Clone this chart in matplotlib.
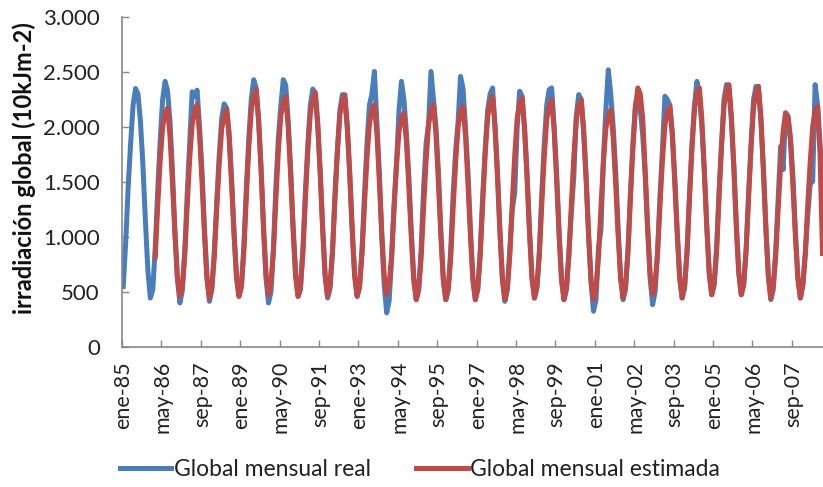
#!/usr/bin/env python3
"""Monthly global irradiation, real vs estimated, Jan 1985 - Sep 2008 -> out.png."""
import matplotlib
matplotlib.use("Agg")
import matplotlib.pyplot as plt
import matplotlib.transforms as mtransforms
from matplotlib.ticker import FuncFormatter, FixedLocator
import numpy as np

plt.rcParams["font.family"] = ["Lato", "DejaVu Sans"]

MONTHS_ES = ["ene", "feb", "mar", "abr", "may", "jun",
             "jul", "ago", "sep", "oct", "nov", "dic"]
FIRST_YEAR = 1985

# Global mensual real (10kJm-2), one row per year, Jan..Dec
REAL = [
    550, 950, 1450, 1850, 2200, 2350, 2300, 2050, 1650, 1150, 700, 445,   # 1985
    520, 900, 1420, 1870, 2250, 2415, 2330, 2050, 1600, 1050, 620, 400,   # 1986
    510, 880, 1400, 1850, 2320, 2280, 2335, 2000, 1600, 1080, 640, 415,   # 1987
    520, 880, 1330, 1750, 2080, 2210, 2170, 1950, 1540, 1050, 650, 460,   # 1988
    540, 920, 1450, 1900, 2250, 2430, 2350, 2050, 1620, 1050, 620, 400,   # 1989
    500, 900, 1460, 1900, 2190, 2430, 2380, 2050, 1620, 1100, 680, 460,   # 1990
    520, 900, 1420, 1850, 2200, 2345, 2300, 2000, 1600, 1080, 650, 445,   # 1991
    530, 880, 1400, 1800, 2150, 2295, 2260, 1980, 1580, 1060, 650, 460,   # 1992
    540, 900, 1400, 1850, 2200, 2300, 2505, 2050, 1600, 1000, 560, 310,   # 1993
    420, 800, 1300, 1675, 2150, 2415, 2250, 1950, 1550, 1050, 640, 430,   # 1994
    520, 900, 1450, 1850, 2030, 2505, 2250, 2000, 1600, 1050, 620, 430,   # 1995
    520, 880, 1400, 1780, 2050, 2460, 2350, 2000, 1600, 1080, 640, 430,   # 1996
    520, 880, 1380, 1800, 2150, 2300, 2355, 2000, 1600, 1050, 620, 415,   # 1997
    520, 880, 1250, 1400, 2000, 2325, 2280, 1980, 1580, 1060, 640, 445,   # 1998
    530, 880, 1400, 1850, 2200, 2340, 2355, 2000, 1600, 1050, 620, 430,   # 1999
    520, 860, 1220, 1550, 2100, 2295, 2250, 1950, 1550, 1000, 580, 325,   # 2000
    430, 900, 1060, 1700, 2150, 2520, 2300, 2000, 1600, 1080, 640, 430,   # 2001
    520, 880, 1400, 1850, 2200, 2300, 2150, 1920, 1550, 1050, 620, 385,   # 2002
    500, 860, 1380, 1800, 2280, 2250, 2200, 1950, 1550, 1050, 640, 445,   # 2003
    540, 880, 1400, 1850, 2200, 2415, 2300, 2000, 1600, 1100, 680, 475,   # 2004
    560, 900, 1420, 1850, 2250, 2385, 2350, 2050, 1650, 1100, 680, 475,   # 2005
    560, 900, 1400, 1850, 2250, 2370, 2340, 2050, 1620, 1080, 650, 430,   # 2006
    520, 880, 1350, 1824, 1612, 2130, 2100, 1900, 1550, 1050, 640, 445,   # 2007
    560, 850, 1200, 1480, 1505, 2385, 2200, 1850, 1500,                   # 2008
]

# Global mensual estimada, starts feb-86
EST_START = 13
ESTIMATED = [
    820, 1280, 1690, 2000, 2120, 2172, 1915, 1487, 1025, 631, 460,        # 1986
    555, 835, 1290, 1710, 2025, 2150, 2203, 1930, 1490, 1020, 620, 445,   # 1987
    550, 820, 1265, 1670, 1985, 2110, 2157, 1902, 1480, 1020, 630, 460,   # 1988
    570, 870, 1360, 1815, 2150, 2280, 2339, 2060, 1600, 1090, 660, 475,   # 1989
    580, 870, 1340, 1780, 2100, 2220, 2278, 2000, 1550, 1060, 640, 460,   # 1990
    570, 870, 1350, 1800, 2130, 2260, 2315, 2040, 1570, 1070, 645, 460,   # 1991
    570, 865, 1340, 1785, 2115, 2245, 2294, 2020, 1560, 1065, 645, 460,   # 1992
    570, 850, 1300, 1720, 2030, 2150, 2203, 1945, 1510, 1045, 650, 475,   # 1993
    570, 830, 1260, 1660, 1960, 2080, 2127, 1870, 1450, 990, 600, 430,    # 1994
    530, 810, 1270, 1690, 2020, 2150, 2203, 1940, 1495, 1015, 605, 430,   # 1995
    530, 810, 1265, 1680, 2005, 2135, 2187, 1925, 1485, 1010, 605, 430,   # 1996
    540, 835, 1310, 1750, 2090, 2225, 2278, 2000, 1540, 1040, 615, 430,   # 1997
    540, 830, 1305, 1740, 2080, 2210, 2264, 1990, 1535, 1045, 625, 445,   # 1998
    550, 830, 1300, 1730, 2065, 2195, 2248, 1975, 1520, 1030, 610, 430,   # 1999
    540, 830, 1300, 1730, 2065, 2195, 2248, 1975, 1520, 1030, 610, 430,   # 2000
    535, 810, 1260, 1670, 1985, 2105, 2157, 1900, 1475, 1010, 620, 448,   # 2001
    560, 870, 1360, 1810, 2160, 2355, 2300, 2070, 1600, 1090, 665, 475,   # 2002
    570, 850, 1290, 1700, 2015, 2140, 2187, 1925, 1490, 1025, 620, 445,   # 2003
    560, 870, 1360, 1810, 2160, 2300, 2355, 2070, 1600, 1090, 665, 475,   # 2004
    580, 880, 1375, 1830, 2190, 2330, 2385, 2100, 1620, 1100, 670, 475,   # 2005
    580, 880, 1370, 1820, 2180, 2320, 2370, 2085, 1600, 1085, 640, 445,   # 2006
    560, 830, 1260, 1660, 1960, 2127, 2080, 1870, 1455, 1000, 615, 445,   # 2007
    560, 840, 1290, 1680, 2000, 2150, 2190, 1750, 850,                    # 2008
]

LABEL_EVERY = 16
BLUE = "#4A7EBB"
RED = "#BE4B48"
AXIS_GRAY = "#888888"


def month_label(i):
    return f"{MONTHS_ES[i % 12]}-{(FIRST_YEAR + i // 12) % 100:02d}"


def main():
    n = len(REAL)
    x_real = np.arange(n)
    x_est = np.arange(EST_START, EST_START + len(ESTIMATED))

    fig = plt.figure(figsize=(8.23, 4.87), dpi=100)
    ax = fig.add_axes([122 / 823, 140 / 487, 701 / 823, 330 / 487])

    ax.plot(x_real, REAL, color=BLUE, lw=3.6, solid_joinstyle="round",
            label="Global mensual real")
    ax.plot(x_est, ESTIMATED, color=RED, lw=3.6, solid_joinstyle="round",
            label="Global mensual estimada")

    ax.set_xlim(-0.5, 284.2)
    ax.set_ylim(0, 3000)
    ax.set_yticks(np.arange(0, 3001, 500))
    ax.yaxis.set_major_formatter(
        FuncFormatter(lambda v, _: f"{v:,.0f}".replace(",", ".")))

    # tick marks between categories, labels on the categories
    ax.xaxis.set_major_locator(FixedLocator(np.arange(-0.5, n, LABEL_EVERY)))
    ax.xaxis.set_major_formatter(FuncFormatter(lambda v, _: ""))
    lab_pos = np.arange(0, n, LABEL_EVERY)
    ax.xaxis.set_minor_locator(FixedLocator(lab_pos))
    ax.set_xticklabels([month_label(i) for i in lab_pos], minor=True,
                       rotation=90, fontsize=15.5, color="#222222")
    offset = mtransforms.ScaledTranslation(4 / 100, 0, fig.dpi_scale_trans)
    for lab in ax.xaxis.get_minorticklabels():
        lab.set_transform(lab.get_transform() + offset)

    ax.tick_params(axis="x", which="major", direction="in", length=5,
                   width=1, color=AXIS_GRAY)
    ax.tick_params(axis="x", which="minor", length=0, pad=10)
    ax.tick_params(axis="y", direction="in", length=5, width=1,
                   color=AXIS_GRAY, labelsize=16, labelcolor="#222222")
    ax.yaxis.set_tick_params(pad=16)

    for side in ("top", "right"):
        ax.spines[side].set_visible(False)
    for side in ("left", "bottom"):
        ax.spines[side].set_color(AXIS_GRAY)
        ax.spines[side].set_linewidth(1.2)

    fig.text(24 / 823, 1 - 168 / 487, "irradiación global (10kJm-2)",
             rotation=90, ha="center", va="center", fontsize=17,
             fontweight="bold", color="#111111")

    fig.legend(loc="center", bbox_to_anchor=(420 / 823, 17 / 487), ncol=2,
               frameon=False, fontsize=16.5, handlelength=2.25,
               handletextpad=0.1, columnspacing=2.0, labelcolor="#222222")

    fig.savefig("out.png", dpi=100)
    plt.close(fig)


if __name__ == "__main__":
    main()
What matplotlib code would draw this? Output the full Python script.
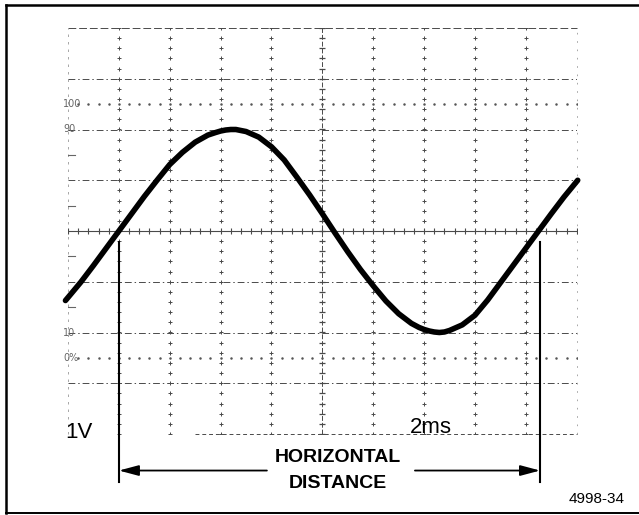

☆ ☆ ☆ ☆ ☆

- Problem statement -
From the first line above through the line containing "FIRST_YEAR = 1985", copy everything exactly, without the pictures.

- The result -
Clone this chart in matplotlib.
#!/usr/bin/env python3
"""Monthly global irradiation, real vs estimated, Jan 1985 - Sep 2008 -> out.png."""
import matplotlib
matplotlib.use("Agg")
import matplotlib.pyplot as plt
import matplotlib.transforms as mtransforms
from matplotlib.ticker import FuncFormatter, FixedLocator
import numpy as np

plt.rcParams["font.family"] = ["Lato", "DejaVu Sans"]

MONTHS_ES = ["ene", "feb", "mar", "abr", "may", "jun",
             "jul", "ago", "sep", "oct", "nov", "dic"]
FIRST_YEAR = 1985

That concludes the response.